Plaintiff recovered a judgment against the defendant in the justice’s court of $47.80. On an appeal to the circuit court, in a trial before a jury, it resulted in a verdict and judgment for the plaintiff in the sum of $48.50.
The case is here by writ of error, and it is claimed *608that the trial court should have granted the motion for a new trial which was made by the defendant, because the verdict was a compromise verdict, as it should have been either for the entire amount of $95.70, the claim of the plaintiff, or, for the defendant, no cause of action. The dispute arises out of the method used in scaling certain logs sold by plaintiff to defendant. Plaintiff claims that the logs were sold with butts on, and the defendant claims that the logs were to be butted to get above certain irons and nails which had been driven into the trees. In order to have a verdict set aside because of its being a compromise, it must be clear that the jury reached the verdict by "splitting differences.” Benedict v. Provision Co., 115 Mich. 527, 531 (73 N. W. 802). We are not satisfied from this record that such an inference is the necessary one, and agree with the trial judge, who, in denying the motion for a new trial, said that the verdict might be supported by the evidence given on the trial.

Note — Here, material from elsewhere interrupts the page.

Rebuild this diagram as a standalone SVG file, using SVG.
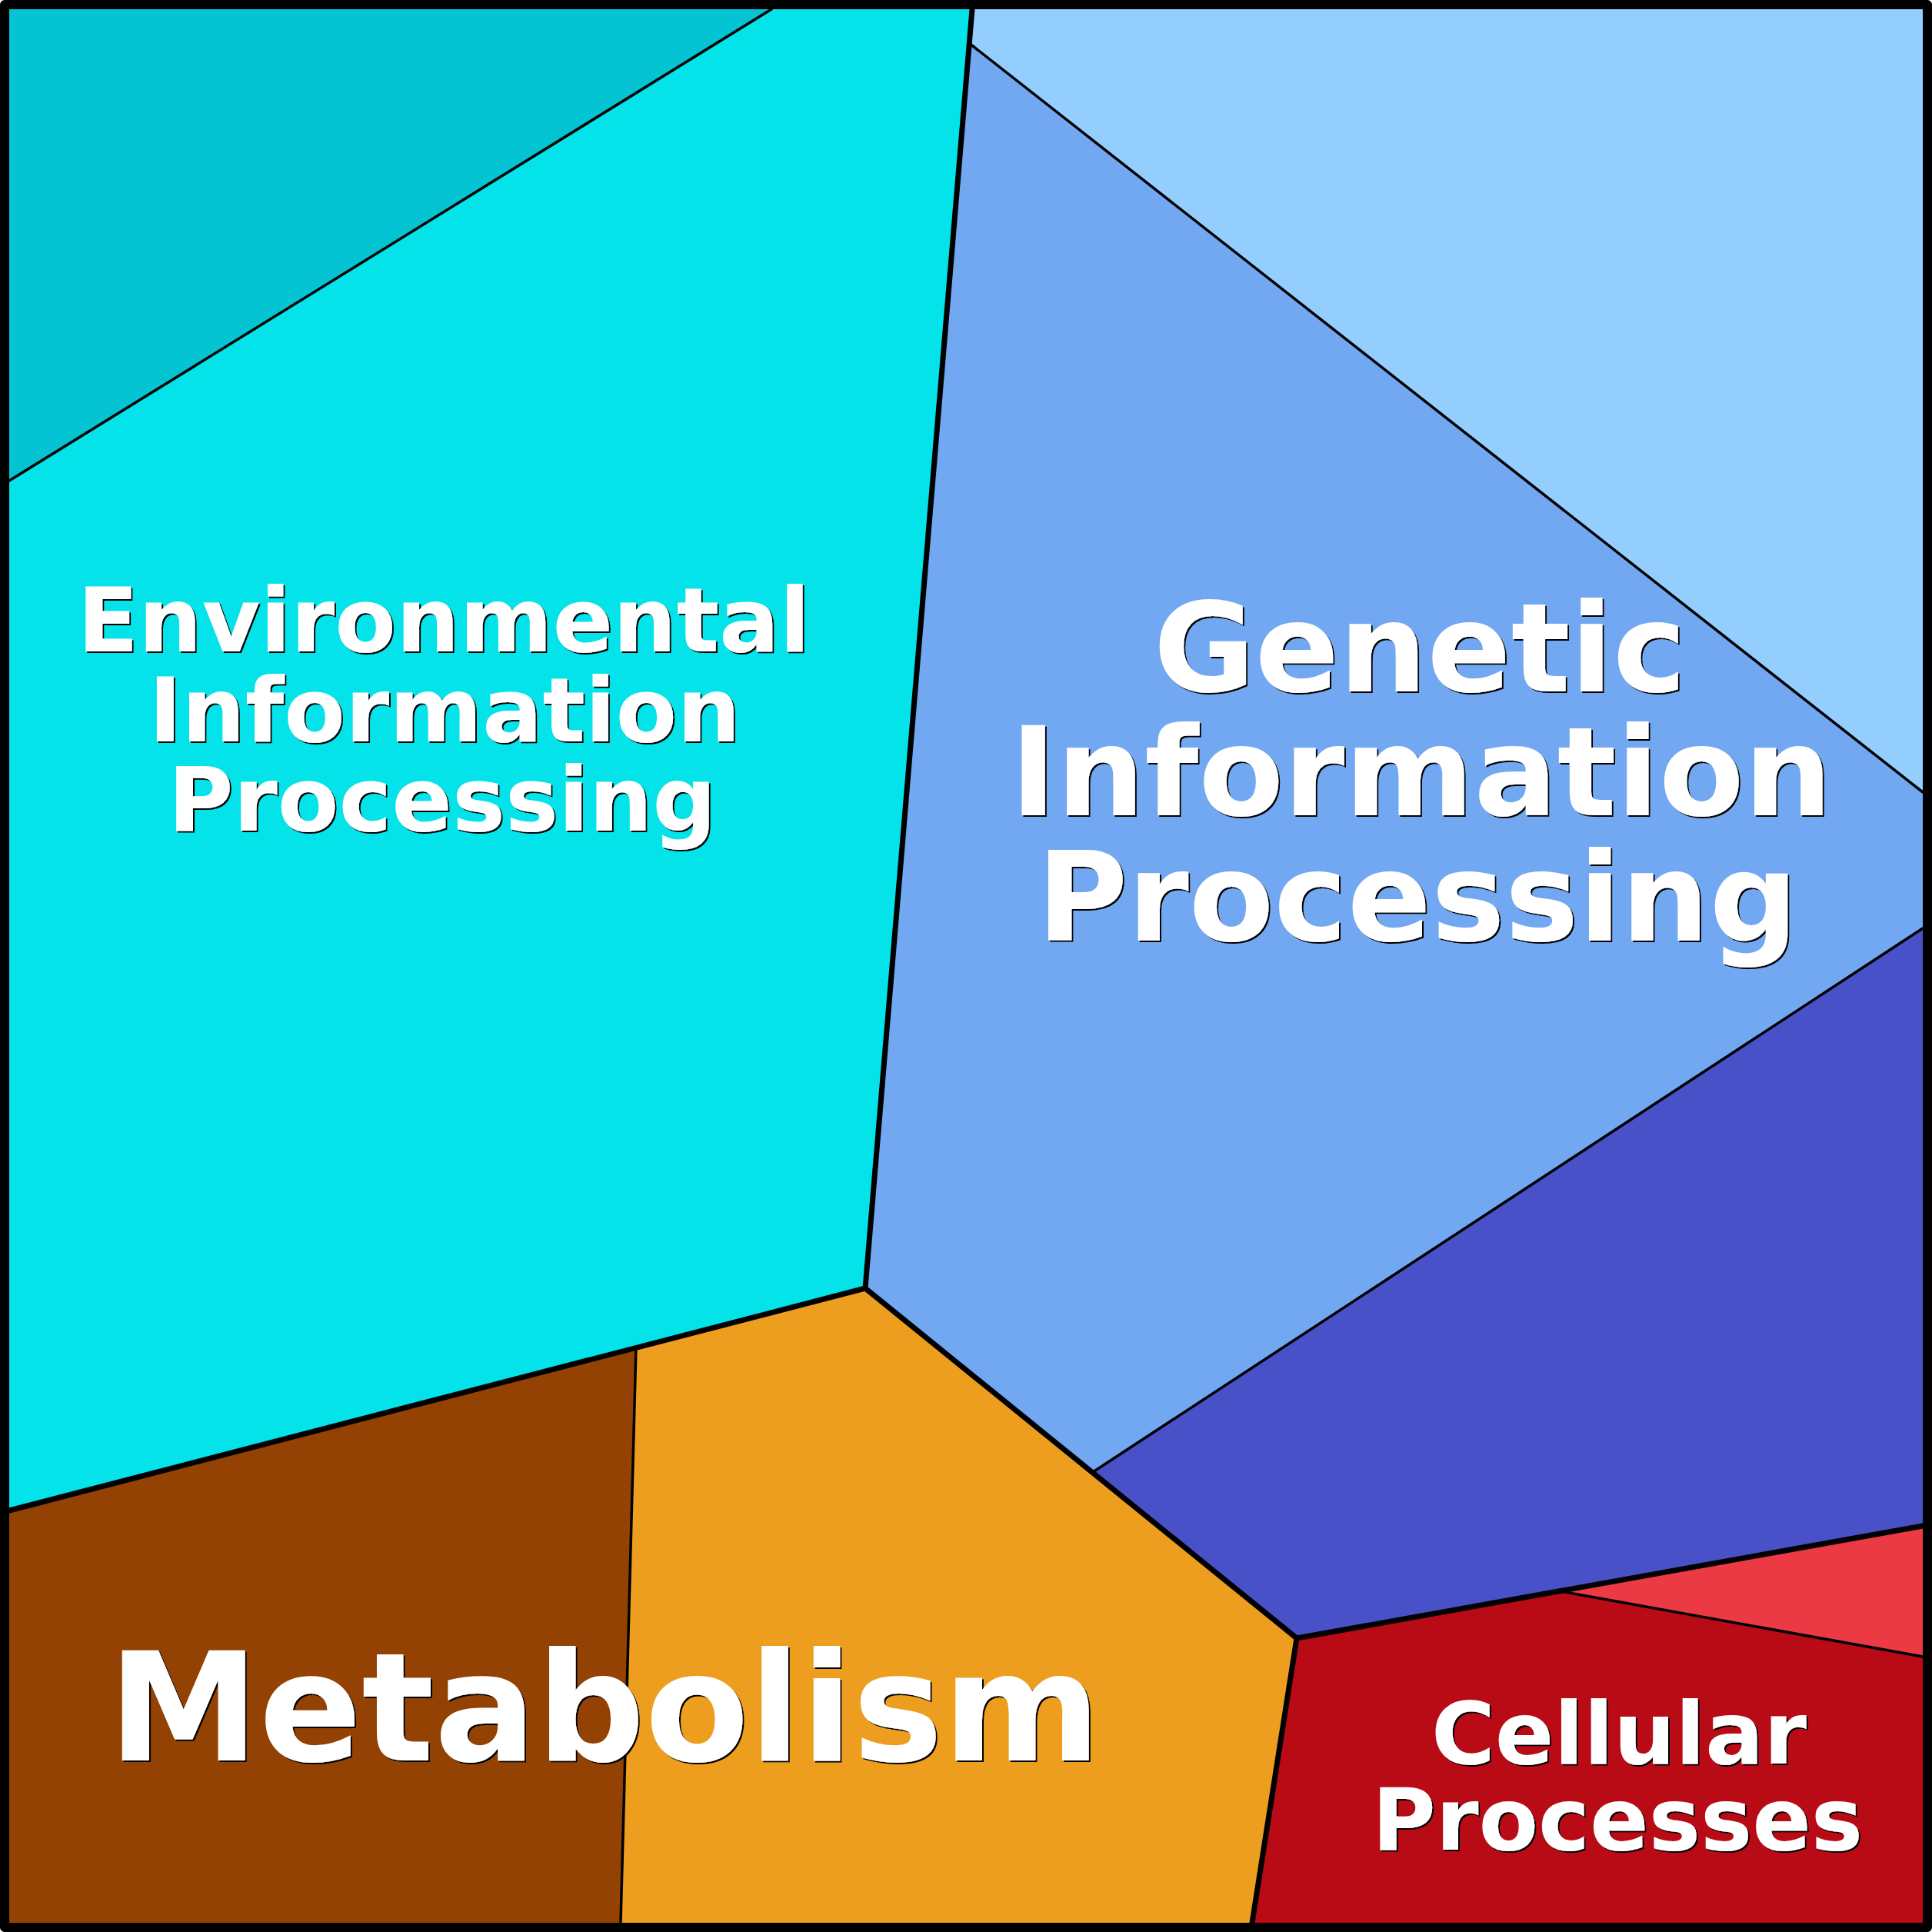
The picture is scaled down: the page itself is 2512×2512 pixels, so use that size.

Defendant also claims that it was error for plaintiff’s attorney, in opening the case to the jury, to refer to the fact that the plaintiff had recovered a judgment in the justice’s court, and the defendant had appealed. The court, in referring to this in his charge, specifically instructed the jury that they must not be governed by what happened in the justice’s court and must decide the case upon the proof offered on the trial before them.
We are of the opinion that no prejudicial error was committed in the trial of the case, and the judgment is affirmed.
McAlvay, C. J., and Brooke, Stone, Ostrander, Bird, Moore, and Steere, JJ., concurred.